You may have seen her on Morning Joe, or Dr. Oz, or The Last Word with Lawrence O'Donnell. More likely you’ve read her. Caroline’s first book, The Diary of B.B. Bright, Possible Princess (co-authored with Alice Randall) won the Harlem Book Fair’s Phillis Wheatley Prize and was a finalist for the NAACP Image Award. Her second co-authored volume, Soul Food Love won the NAACP Image Award and got her invited to speak at The Smithsonian. In 2017 the New York Times published an op-ed she wrote and it went viral. Her book of poetry, Lucy Negro Redux, earned rave reviews and got optioned to become a ballet. In 2019 the ballet debuted to more rave reviews with the New York Times review concluding that Lucy Negro Redux was “something wildly original, something so unlike anything else that all description falls short of its otherworldly reality. A place where, when the curtain drops, the very city cries out: “Brava! Brava! Oh, brava!” Another reviewer wrote, “All this is to say that Attitude: Lucy Negro Redux is not just original, but revolutionary — marking a seismic shift in the art form not just in Nashville, but in dance the world-over.” No wonder she was chosen in 2015 by Southern Living as one of “50 People Changing the South” for her work around food justice, and in 2016 as a national Neiman Marcus “Face of Beauty” because she personifies “beauty, brains, and passion.”

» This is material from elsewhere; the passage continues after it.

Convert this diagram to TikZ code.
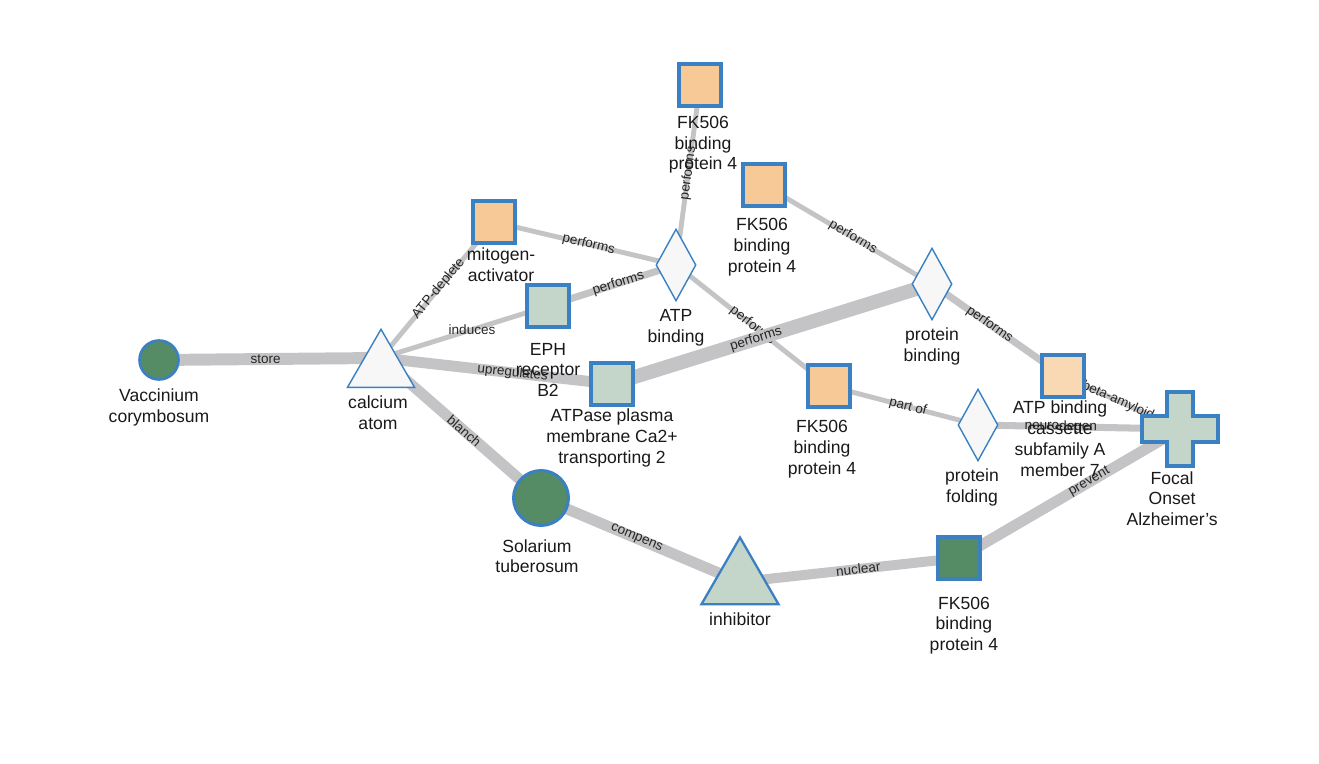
\documentclass[tikz,border=0pt]{standalone}
\usepackage{fontspec}
\setmainfont{Liberation Sans}
\usetikzlibrary{positioning, shapes.geometric, backgrounds, calc}
\definecolor{nodeblue}{RGB}{58,128,195}
\definecolor{edgegray}{RGB}{196,196,198}
\definecolor{protorange}{RGB}{247,201,150}
\definecolor{paleorange}{RGB}{249,216,180}
\definecolor{sagegreen}{RGB}{196,213,202}
\definecolor{plantgreen}{RGB}{85,139,101}
\definecolor{shapewhite}{RGB}{247,247,247}

\begin{document}
\begin{tikzpicture}[x=0.02cm, y=-0.02cm,
  lbl/.style={font=\fontsize{10}{11.9}\selectfont, align=center, inner sep=0pt, text=black!90},
  elbl/.style={font=\fontsize{7.7}{8}\selectfont, inner sep=0pt, sloped, text=black!85},
  relation/.style={draw=edgegray, line width=#1},
  protsq/.style={rectangle, draw=nodeblue, line width=1.8pt, minimum size=0.84cm, inner sep=0pt, fill=#1},
  plant/.style={circle, draw=nodeblue, line width=1.5pt, fill=plantgreen, inner sep=0pt},
  funct/.style={diamond, draw=nodeblue, line width=0.8pt, fill=shapewhite, inner sep=0pt, aspect=0.55,
    minimum width=0.8cm, minimum height=1.44cm},
  chem/.style={regular polygon, regular polygon sides=3, draw=nodeblue, inner sep=0pt}]
  \useasboundingbox (0,0) rectangle (1319,764);

  % entities
  \node[plant, minimum size=0.78cm] (vac) at (159,360) {};
  \node[chem, fill=shapewhite, line width=0.8pt, minimum size=1.55cm] (calc) at (381,368) {};
  \node[protsq=protorange] (mito) at (494,222) {};
  \node[protsq=sagegreen] (eph) at (548,306) {};
  \node[protsq=sagegreen] (atpase) at (612,384) {};
  \node[funct] (atpb) at (676,265) {};
  \node[protsq=protorange] (fktop) at (700,85) {};
  \node[protsq=protorange] (fkmid) at (764,185) {};
  \node[funct] (pbind) at (932,284) {};
  \node[protsq=protorange] (fkthree) at (829,386) {};
  \node[funct] (pfold) at (978,425) {};
  \node[protsq=paleorange] (abca) at (1063,376) {};
  \node[rectangle, minimum width=1.52cm, minimum height=1.48cm, inner sep=0pt, outer sep=0pt] (alz) at (1180,429) {};
  \filldraw[draw=nodeblue, fill=sagegreen, line width=1.8pt] (alz.center) ++(-13,-37) -- ++(26,0) -- ++(0,24)
    -- ++(25,0) -- ++(0,26) -- ++(-25,0) -- ++(0,24) -- ++(-26,0) -- ++(0,-24) -- ++(-25,0) -- ++(0,-26)
    -- ++(25,0) -- cycle;
  \node[plant, minimum size=1.1cm, line width=1.7pt] (sol) at (541,498) {};
  \node[chem, fill=sagegreen, line width=1.3pt, minimum size=1.78cm] (inhib) at (740,582) {};
  \node[protsq=plantgreen] (fkbot) at (959,558) {};

  % labels
  \node[lbl, below=4.5pt of vac] (vac-l) {Vaccinium\\corymbosum};
  \node[lbl, below=4pt of calc, xshift=-1.7pt] (calc-l) {calcium\\atom};
  \node[lbl, below=1.7pt of mito, xshift=4pt] (mito-l) {mitogen-\\activator};
  \node[lbl, below=8pt of eph] (eph-l) {EPH\\receptor\\B2};
  \node[lbl, below=1.1pt of atpase] (atpase-l) {ATPase plasma\\membrane Ca2+\\transporting 2};
  \node[lbl, below=4pt of atpb] (atpb-l) {ATP\\binding};
  \node[lbl, below=4.5pt of fktop, xshift=1.7pt] (fktop-l) {FK506\\binding\\protein 4};
  \node[lbl, below=5.7pt of fkmid, xshift=-1.1pt] (fkmid-l) {FK506\\binding\\protein 4};
  \node[lbl, below=4pt of pbind] (pbind-l) {protein\\binding};
  \node[lbl, below=6.3pt of fkthree, xshift=-4pt] (fkthree-l) {FK506\\binding\\protein 4};
  \node[lbl, below=4pt of pfold, xshift=-3.4pt] (pfold-l) {protein\\folding};
  \node[lbl, below=1.1pt of abca, xshift=-1.7pt] (abca-l) {ATP binding\\cassette\\subfamily A\\member 7};
  \node[lbl, below=2.8pt of alz, xshift=-4.5pt] (alz-l) {Focal\\Onset\\Alzheimer’s};
  \node[lbl, below=6.8pt of sol, xshift=-2.3pt] (sol-l) {Solarium\\tuberosum};
  \node[lbl, below=4pt of inhib] (inhib-l) {inhibitor};
  \node[lbl, below=9pt of fkbot, xshift=2.8pt] (fkbot-l) {FK506\\binding\\protein 4};

  % relations, under the entities
  \begin{scope}[on background layer]
    \coordinate (calc-m) at ($(calc.north)!.5!(calc.south)$);
    \draw[relation=6.8pt] (vac.center) -- node[elbl, pos=.48] {store} (calc-m);
    \draw[relation=2.8pt] (calc-m) -- node[elbl, pos=.51] {ATP-deplete} (mito.center);
    \draw[relation=2.8pt] (calc-m) -- node[elbl, pos=.545, sloped=false] {induces} (eph.center);
    \draw[relation=6.2pt] (calc-m) -- node[elbl, pos=.57] {upregulates} (atpase.center);
    \draw[relation=6.2pt] (calc-m) -- node[elbl, pos=.52] {blanch} (sol.center);
    \draw[relation=2.8pt] (mito.center) -- node[elbl, pos=.52] {performs} (atpb.center);
    \draw[relation=4pt] (eph.center) -- node[elbl, pos=.55] {performs} (atpb.center);
    \draw[relation=2.8pt] (fktop.center) -- node[elbl, pos=.49] {performs} (atpb.center);
    \draw[relation=2.8pt] (atpb.center) -- node[elbl, pos=.5] {performs} (fkthree.center);
    \draw[relation=8pt] (atpase.center) -- node[elbl, pos=.45] {performs} (pbind.center);
    \draw[relation=2.8pt] (fkmid.center) -- node[elbl, pos=.53] {performs} (pbind.center);
    \draw[relation=4pt] (pbind.center) -- node[elbl, pos=.44] {performs} (abca.center);
    \draw[relation=2.8pt] (fkthree.center) -- node[elbl, pos=.53] {part of} (pfold.center);
    \draw[relation=4pt] (pfold.center) -- node[elbl, pos=.41] {neurodegen} (alz.center);
    \draw[relation=2.8pt] (abca.center) -- node[elbl, pos=.47] {beta-amyloid} (alz.center);
    \draw[relation=6.2pt] (sol.center) -- node[elbl, pos=.48] {compens} (inhib.center);
    \draw[relation=5.7pt] (inhib.center) -- node[elbl, pos=.54] {nuclear} (fkbot.center);
    \draw[relation=6.2pt] (fkbot.center) -- node[elbl, pos=.59] {prevent} (alz.center);
  \end{scope}
\end{tikzpicture}
\end{document}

After graduating from Harvard University, where her undergraduate thesis received Magna Cum Laude honors, Caroline moved to Mississippi where she taught public school on a dirt road in Sunflower County for two years. In Mississippi, Caroline lived in an America many Americans are hardly aware of any longer, an America as rich in culture as it is wretched in poverty, towns still split into white and black by train tracks and bridges. During her second year, she taught 9th grade English to 86 kids who didn’t have a book to take home. She got that job by tutoring eight kids who the state of Mississippi said couldn’t pass the English exit exam—eight for eight, her kids passed.
Caroline is a catalyst. She makes change possible by bringing art and joy into the room in such a way that the grit of real challenge and limits may become eclipsed by analysis, innovation, and skill.